Which kind of GUI control to use to edit the value for a meta-property
How to map a property to a database field (is it nullable, is it persistent, etc.)

Aspects that are very similar, like “gui” and “web”, can put shared metadata into another aspect (e.g. “view”). This way, common metadata, like “color” and “font-size” are in the “view” aspect, while browser-specific metadata is defined in the “web” aspect. A desktop application includes the “gui” and “view” aspects, while a web application includes “web” and “view”. The reporting tool mentioned above includes only “view” so that it has access to the required display metadata.

Elements of metadata

The sections below briefly sketch the basic parts of metadata and are not meant to be comprehensive.

Since metadata is descriptive, all of its elements have the following basic properties:

Title (singular and plural)
Description

Complicating things slightly, each textual property—like the “singular title” above—has multiple values, one for each language supported by the application. In addition to these basic, shared properties (of which there can be many, many more), specific types of elements add other features.

A lending library application is used in the examples below.

Entities

Entities describe particular types of objects in the application domain, like books, authors, publishers or customers. Less obvious entities are languages, media types, genres or lending transactions (when a customer loans a book for a period of time). Entities include the following lists:

properties
operations
relationships

Each of these is described in more detail in the following sections.

Properties

A property is a single feature of an entity, like a book’s title, an author’s first or last name or the due date for a loaned book.

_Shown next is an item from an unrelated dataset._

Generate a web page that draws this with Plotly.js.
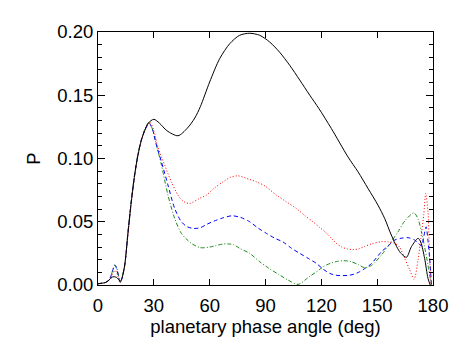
<!DOCTYPE html>
<html>
<head>
<meta charset="utf-8">
<script src="https://cdn.plot.ly/plotly-3.0.1.min.js"></script>
<style>
  body { margin: 0; background: #fff; }
  #chart { width: 463px; height: 348px; }
</style>
</head>
<body>
<div id="chart"></div>
<script>
// phase angle (deg) and polarisation P
const blackAngle = [0, 4, 6, 8, 10, 12, 13, 14.3, 16.1, 17.9, 19.7, 21.5, 23.3, 25.1, 27, 30, 33, 37, 43, 48, 52, 55, 60, 65.4, 70.8, 76.1, 81.5, 86.9, 92.3, 97.6, 103, 108.4, 113.8, 118.7, 125.4, 134.3, 139.7, 145.1, 150.4, 154, 157.6, 162.1, 165.7, 168.4, 172, 173.4, 175.5, 177.3, 178.5];
const blackP = [0.001, 0.002, 0.004, 0.0065, 0.006, 0.003, 0.006, 0.015, 0.041, 0.066, 0.087, 0.103, 0.1145, 0.122, 0.128, 0.131, 0.128, 0.122, 0.118, 0.124, 0.132, 0.141, 0.1605, 0.179, 0.1908, 0.1974, 0.199, 0.1974, 0.192, 0.184, 0.1737, 0.162, 0.15, 0.1395, 0.1237, 0.1013, 0.0895, 0.0763, 0.0632, 0.0527, 0.0395, 0.0263, 0.0219, 0.0303, 0.0369, 0.034, 0.021, 0.0053, 0];

const redAngle = [0, 4, 6, 8, 9, 10, 12, 14.3, 16.1, 17.9, 19.7, 21.5, 23.3, 25.1, 28, 30, 32.2, 35.8, 39.4, 43, 46, 49.3, 54.6, 58.2, 62, 67.2, 71, 75.2, 81.5, 85.1, 90, 95.9, 101, 106.6, 111, 115.5, 118.7, 122, 125.4, 128, 131, 134, 137, 140, 143.3, 147, 152.3, 156, 159.4, 162, 164.8, 167.5, 169.8, 172, 173.5, 175, 176.1, 177.3, 178, 178.8];
const redP = [0.001, 0.002, 0.004, 0.009, 0.0115, 0.01, 0.002, 0.015, 0.04, 0.065, 0.086, 0.102, 0.114, 0.122, 0.1285, 0.122, 0.109, 0.0948, 0.0816, 0.071, 0.066, 0.0645, 0.0685, 0.071, 0.076, 0.0816, 0.085, 0.0863, 0.0834, 0.0816, 0.078, 0.071, 0.066, 0.0605, 0.055, 0.05, 0.046, 0.042, 0.037, 0.033, 0.03, 0.0285, 0.028, 0.0285, 0.0305, 0.0325, 0.0342, 0.034, 0.033, 0.03, 0.021, 0.012, 0.0045, 0.02, 0.037, 0.055, 0.0724, 0.058, 0.03, 0];

const blueAngle = [0, 4, 6, 8, 9, 10, 12, 14.3, 16.1, 17.9, 19.7, 21.5, 23.3, 25.1, 27.4, 29.5, 31.4, 34.1, 37.6, 41.2, 44.8, 48, 51.5, 55, 58.5, 62.3, 67, 72, 76.5, 81.5, 86, 90.5, 95, 99.4, 104, 108.4, 113, 117.3, 121, 124.5, 127.5, 130.8, 134.3, 137.5, 140.6, 143.3, 147, 152.3, 156, 159.4, 163, 166.6, 170.2, 172, 173.8, 175, 176.3, 177.3, 178.2, 179.2];
const blueP = [0.001, 0.002, 0.004, 0.012, 0.0158, 0.013, 0.002, 0.015, 0.041, 0.066, 0.087, 0.103, 0.1145, 0.122, 0.128, 0.122, 0.1105, 0.0974, 0.079, 0.0605, 0.05, 0.046, 0.0447, 0.0453, 0.048, 0.0505, 0.053, 0.0547, 0.0535, 0.05, 0.045, 0.0408, 0.037, 0.034, 0.029, 0.025, 0.021, 0.0171, 0.0125, 0.0092, 0.0078, 0.0074, 0.0076, 0.0085, 0.0105, 0.013, 0.017, 0.0263, 0.031, 0.0355, 0.037, 0.0374, 0.0355, 0.033, 0.031, 0.038, 0.046, 0.035, 0.021, 0];

const greenAngle = [0, 4, 6, 8, 9, 10, 12, 14.3, 16.1, 17.9, 19.7, 21.5, 23.3, 25.1, 27.4, 28.8, 30.5, 34.1, 37.6, 41.2, 44.8, 50.2, 55, 60, 63, 67.2, 70, 73, 76.1, 81.5, 86.9, 92, 97.6, 102, 107.5, 113, 118.7, 121, 125, 128, 132, 136, 140, 143.3, 147, 152.3, 156.5, 161.2, 165, 169.8, 172, 173.8, 175.5, 177.3, 179.1];
const greenP = [0.001, 0.002, 0.004, 0.012, 0.0158, 0.014, 0.002, 0.016, 0.042, 0.067, 0.088, 0.104, 0.115, 0.123, 0.1285, 0.125, 0.1158, 0.0948, 0.071, 0.0527, 0.0408, 0.0329, 0.0295, 0.03, 0.031, 0.0324, 0.0325, 0.0318, 0.029, 0.025, 0.0184, 0.013, 0.0079, 0.004, 0.0005, 0.006, 0.0118, 0.0145, 0.0172, 0.0185, 0.0192, 0.0185, 0.016, 0.0137, 0.0155, 0.0237, 0.032, 0.042, 0.051, 0.057, 0.052, 0.042, 0.03, 0.0158, 0];

const xTicks = [0, 30, 60, 90, 120, 150, 180];
const yTicks = [0.00, 0.05, 0.10, 0.15, 0.20];

function curve(x, y, color, dash) {
    return {
        x: x, y: y,
        type: 'scatter', mode: 'lines',
        line: { color: color, width: 1, dash: dash, shape: 'spline', smoothing: 0.8 },
        hoverinfo: 'skip'
    };
}

const data = [
    curve(greenAngle, greenP, '#1f8a1f', '4px,2px,1px,2px'),
    curve(blueAngle, blueP, '#0000ff', '4px,3px'),
    curve(redAngle, redP, '#ff0000', '1px,2px'),
    curve(blackAngle, blackP, '#000000', 'solid')
];

const axisFont = { family: 'Liberation Sans, Arial, sans-serif', size: 18.5, color: '#000' };

const layout = {
    width: 463, height: 348,
    margin: { l: 98, r: 30, t: 32, b: 63 },
    paper_bgcolor: '#fff', plot_bgcolor: '#fff',
    showlegend: false,
    font: axisFont,
    xaxis: {
        range: [0, 180],
        tickvals: xTicks,
        ticktext: xTicks.map(String),
        ticks: 'inside', ticklen: 6, tickcolor: '#000', tickwidth: 1,
        ticklabelstandoff: 4,
        showline: true, linecolor: '#000', linewidth: 1, mirror: 'ticks',
        showgrid: false, zeroline: false,
        tickfont: axisFont,
        title: { text: 'planetary phase angle (deg)', font: axisFont, standoff: 0 }
    },
    yaxis: {
        range: [0, 0.2],
        tickvals: yTicks,
        ticktext: yTicks.map(v => v.toFixed(2)),
        ticks: 'inside', ticklen: 7, tickcolor: '#000', tickwidth: 1,
        minor: { dtick: 0.01, ticks: 'inside', ticklen: 4, tickcolor: '#000', showgrid: false },
        showline: true, linecolor: '#000', linewidth: 1, mirror: 'ticks',
        showgrid: false, zeroline: false,
        tickfont: axisFont,
        title: { text: 'P', font: axisFont, standoff: 11 }
    }
};

Plotly.newPlot('chart', data, layout, { staticPlot: true });
</script>
</body>
</html>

In addition to the basic features above (title, description), a meta-property has the following features:

Type – Integer, String, etc.
IsPrimary – The property is in the primary key of the entity
Validations – required greater than a value, etc.

There are, of course, dozens of other features that an application might associate with a property, but things like “color”, “font-size” or “visible” are only interesting to particular application domains. Therefore, these features belong in domain-specific aspects (as described above in “Aspects of Meta-Data”).

Operations

An operation is an action that can be executed against an entity (or, more precisely, an instance of an entity). In addition to the basic features above (title, description), a meta-operation has the following features:

Signature – Number and types of parameters
Implementation – The program logic to execute when called

Including the signature in the metadata is useful for validation, but the implementation is best left in the application itself (including it in the metadata would violate K.I.S.S.).

Relationships

An application domain consists of more than just free-floating entities: it is the relationships between those entities that truly describe what is possible within a metadata model. A book has a list of authors as well as a publisher, whereas publishers and customers have lists of books. A relationship has the following features:

Source – Entity and properties to map from
Target – Entity and properties to map to
Cardinality – How many elements can be in the target
Filter – A condition restricting the entities in the target

As with properties, these are the basic features that all relationships have to describe them fully; domain-specific aspects may add more.

No Going Back

Using metadata explicitly is the kind of approach that comes after years of experience working with other methodologies and technologies. It arises from a need to avoid re-inventing the wheel with each new application. We started Encodo after working for years with modeling tools that offered some—though not all—of the advantages mentioned in this paper.

Most available components and libraries, however, don’t work with metadata as we’d grown accustomed to. We tried using them as-is but, soon enough, realized we could adhere to neither K.I.S.S. nor D.R.Y. principles. Having had the advantage of using metadata in previous applications, our standards were raised to a level where we were no longer willing to work without it.